→ WORK TO COMPLETE:
In the listing below, find every line containing "this" and copy it out.

→ SOURCE MATERIAL:

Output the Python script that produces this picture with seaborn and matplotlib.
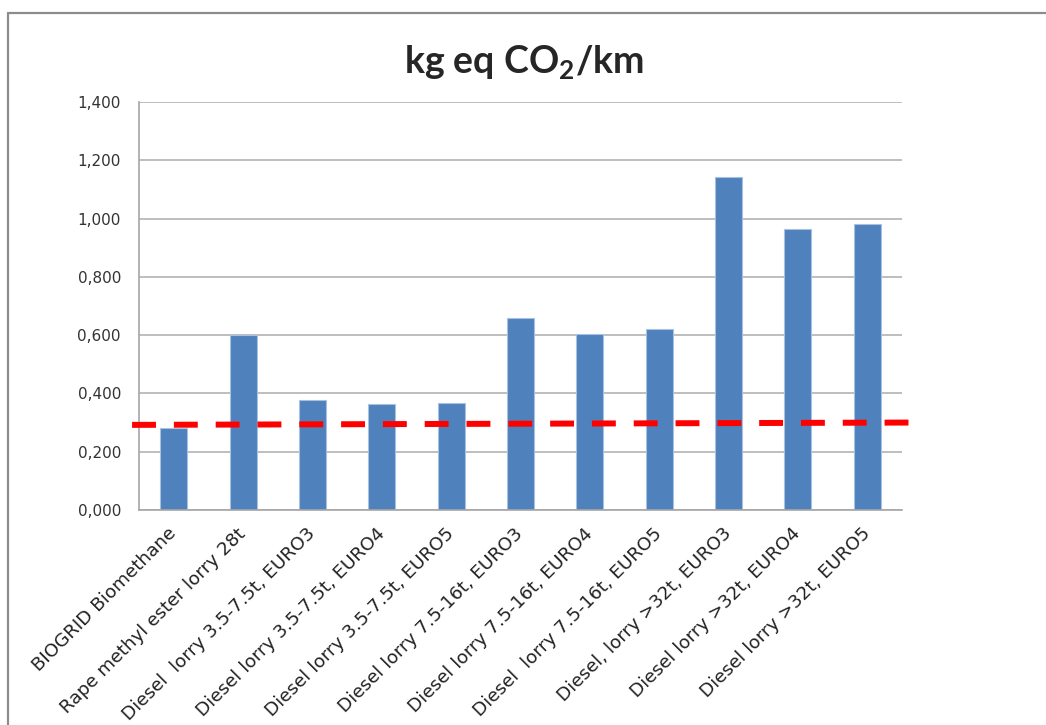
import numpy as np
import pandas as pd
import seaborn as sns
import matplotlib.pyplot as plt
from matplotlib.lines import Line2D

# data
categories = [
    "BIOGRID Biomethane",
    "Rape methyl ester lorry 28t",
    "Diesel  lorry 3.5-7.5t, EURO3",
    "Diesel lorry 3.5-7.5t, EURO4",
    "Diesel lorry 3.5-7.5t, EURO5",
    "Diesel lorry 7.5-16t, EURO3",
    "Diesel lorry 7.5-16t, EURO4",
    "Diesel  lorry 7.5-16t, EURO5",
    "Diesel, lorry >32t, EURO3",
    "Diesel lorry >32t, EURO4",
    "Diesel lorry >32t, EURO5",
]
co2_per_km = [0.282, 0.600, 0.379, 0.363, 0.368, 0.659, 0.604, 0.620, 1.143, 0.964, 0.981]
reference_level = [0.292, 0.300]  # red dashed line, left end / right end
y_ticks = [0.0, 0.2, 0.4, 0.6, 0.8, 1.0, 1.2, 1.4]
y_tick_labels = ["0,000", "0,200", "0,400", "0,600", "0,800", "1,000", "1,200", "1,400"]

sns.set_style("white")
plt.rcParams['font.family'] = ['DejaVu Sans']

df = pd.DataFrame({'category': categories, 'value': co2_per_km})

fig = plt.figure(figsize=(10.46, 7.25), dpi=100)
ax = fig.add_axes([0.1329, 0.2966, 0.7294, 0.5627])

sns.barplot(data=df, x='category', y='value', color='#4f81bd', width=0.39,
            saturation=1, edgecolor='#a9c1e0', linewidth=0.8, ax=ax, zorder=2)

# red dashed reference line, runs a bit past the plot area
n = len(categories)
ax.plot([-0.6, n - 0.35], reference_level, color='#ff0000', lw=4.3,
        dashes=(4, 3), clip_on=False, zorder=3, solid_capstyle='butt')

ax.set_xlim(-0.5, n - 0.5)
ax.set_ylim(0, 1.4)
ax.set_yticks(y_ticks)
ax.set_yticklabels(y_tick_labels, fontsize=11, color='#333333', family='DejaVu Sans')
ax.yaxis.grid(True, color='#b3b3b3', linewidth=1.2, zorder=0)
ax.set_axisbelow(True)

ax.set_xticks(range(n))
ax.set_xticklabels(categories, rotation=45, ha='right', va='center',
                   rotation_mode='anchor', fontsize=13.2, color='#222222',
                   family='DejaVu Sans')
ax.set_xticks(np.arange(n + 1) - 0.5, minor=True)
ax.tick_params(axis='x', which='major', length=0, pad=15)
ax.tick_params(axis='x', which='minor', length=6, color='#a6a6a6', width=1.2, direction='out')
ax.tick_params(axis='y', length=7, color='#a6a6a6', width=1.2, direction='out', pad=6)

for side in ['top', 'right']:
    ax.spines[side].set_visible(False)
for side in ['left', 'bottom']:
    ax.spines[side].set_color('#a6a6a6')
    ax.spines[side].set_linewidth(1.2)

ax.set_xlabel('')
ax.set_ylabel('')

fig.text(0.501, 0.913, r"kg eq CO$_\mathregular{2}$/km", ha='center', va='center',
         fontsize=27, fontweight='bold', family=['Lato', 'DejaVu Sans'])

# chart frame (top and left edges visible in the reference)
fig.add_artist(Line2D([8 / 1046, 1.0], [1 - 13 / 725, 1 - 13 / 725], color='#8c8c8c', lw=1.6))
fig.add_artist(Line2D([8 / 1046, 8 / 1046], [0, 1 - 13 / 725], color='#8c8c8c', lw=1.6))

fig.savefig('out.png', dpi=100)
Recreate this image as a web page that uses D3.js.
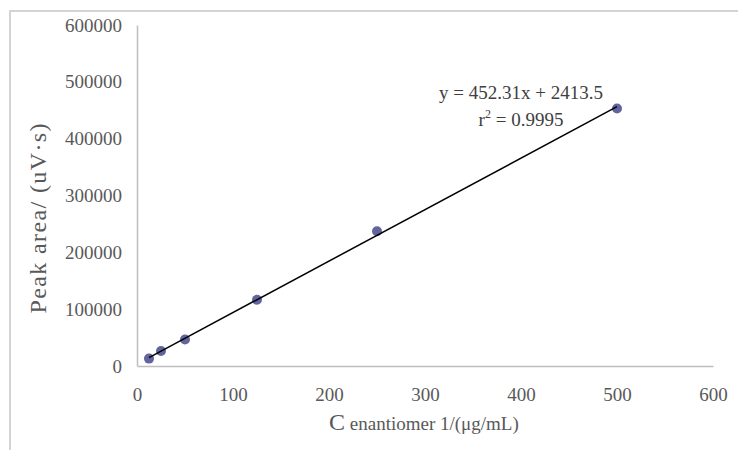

→ TASK ANSWER:
Output the Python script that produces this picture with seaborn and matplotlib.
Recreate this image as a web page that uses D3.js.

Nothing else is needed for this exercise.